Retype the opening lines of the data exactly, stopping after the line that contains "const height = 421;". Skip every picture.

• _GIVEN DATA_:
--------------------

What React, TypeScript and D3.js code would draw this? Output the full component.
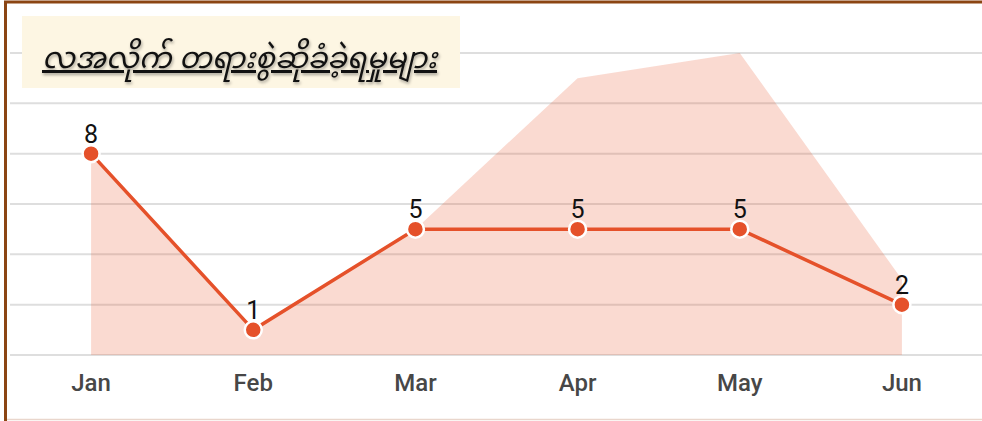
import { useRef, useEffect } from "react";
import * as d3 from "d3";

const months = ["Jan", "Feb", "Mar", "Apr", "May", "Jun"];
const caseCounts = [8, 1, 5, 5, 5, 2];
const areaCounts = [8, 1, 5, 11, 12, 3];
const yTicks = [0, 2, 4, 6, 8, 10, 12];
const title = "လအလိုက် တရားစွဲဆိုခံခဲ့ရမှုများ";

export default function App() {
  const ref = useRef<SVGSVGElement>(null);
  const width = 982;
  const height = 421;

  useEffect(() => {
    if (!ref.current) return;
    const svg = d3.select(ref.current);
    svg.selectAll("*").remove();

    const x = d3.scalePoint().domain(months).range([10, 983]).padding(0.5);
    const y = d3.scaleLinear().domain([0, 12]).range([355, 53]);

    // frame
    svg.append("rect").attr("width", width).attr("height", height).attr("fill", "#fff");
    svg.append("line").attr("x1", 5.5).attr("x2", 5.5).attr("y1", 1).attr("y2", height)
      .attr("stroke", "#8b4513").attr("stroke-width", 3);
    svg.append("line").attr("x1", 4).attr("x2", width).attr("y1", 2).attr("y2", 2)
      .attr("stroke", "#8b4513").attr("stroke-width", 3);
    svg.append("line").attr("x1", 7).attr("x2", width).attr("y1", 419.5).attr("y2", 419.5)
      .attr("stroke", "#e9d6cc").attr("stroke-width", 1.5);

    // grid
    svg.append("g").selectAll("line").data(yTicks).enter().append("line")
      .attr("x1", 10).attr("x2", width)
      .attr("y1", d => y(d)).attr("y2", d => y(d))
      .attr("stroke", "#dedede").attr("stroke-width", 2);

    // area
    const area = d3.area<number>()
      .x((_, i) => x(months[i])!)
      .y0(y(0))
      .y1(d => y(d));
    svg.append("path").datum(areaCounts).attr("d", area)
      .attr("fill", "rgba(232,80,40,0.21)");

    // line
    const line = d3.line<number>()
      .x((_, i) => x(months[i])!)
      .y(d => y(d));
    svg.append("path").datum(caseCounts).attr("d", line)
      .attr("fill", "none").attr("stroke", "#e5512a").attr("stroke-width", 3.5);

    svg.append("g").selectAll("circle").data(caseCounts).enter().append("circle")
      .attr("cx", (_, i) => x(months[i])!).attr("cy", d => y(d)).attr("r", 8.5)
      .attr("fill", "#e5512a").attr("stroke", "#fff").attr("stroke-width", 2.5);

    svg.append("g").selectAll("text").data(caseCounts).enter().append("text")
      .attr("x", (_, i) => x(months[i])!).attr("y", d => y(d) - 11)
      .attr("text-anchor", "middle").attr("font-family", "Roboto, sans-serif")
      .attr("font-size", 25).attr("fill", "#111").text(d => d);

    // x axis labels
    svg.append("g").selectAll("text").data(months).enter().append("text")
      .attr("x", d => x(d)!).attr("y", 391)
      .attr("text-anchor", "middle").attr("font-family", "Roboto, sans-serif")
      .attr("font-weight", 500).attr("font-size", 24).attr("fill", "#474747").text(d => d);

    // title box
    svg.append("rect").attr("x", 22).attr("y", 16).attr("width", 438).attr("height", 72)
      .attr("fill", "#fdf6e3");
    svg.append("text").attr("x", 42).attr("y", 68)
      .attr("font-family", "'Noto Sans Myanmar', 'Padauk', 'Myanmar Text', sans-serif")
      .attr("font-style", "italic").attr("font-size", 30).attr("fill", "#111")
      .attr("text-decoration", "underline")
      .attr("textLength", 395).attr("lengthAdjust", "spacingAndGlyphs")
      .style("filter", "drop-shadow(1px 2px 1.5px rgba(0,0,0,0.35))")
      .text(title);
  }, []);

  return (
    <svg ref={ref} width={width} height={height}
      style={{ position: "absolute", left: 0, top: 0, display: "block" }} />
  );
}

--------------------

• _RESPONSE_:
What React, TypeScript and D3.js code would draw this? Output the full component.
import { useRef, useEffect } from "react";
import * as d3 from "d3";

const months = ["Jan", "Feb", "Mar", "Apr", "May", "Jun"];
const caseCounts = [8, 1, 5, 5, 5, 2];
const areaCounts = [8, 1, 5, 11, 12, 3];
const yTicks = [0, 2, 4, 6, 8, 10, 12];
const title = "လအလိုက် တရားစွဲဆိုခံခဲ့ရမှုများ";

export default function App() {
  const ref = useRef<SVGSVGElement>(null);
  const width = 982;
  const height = 421;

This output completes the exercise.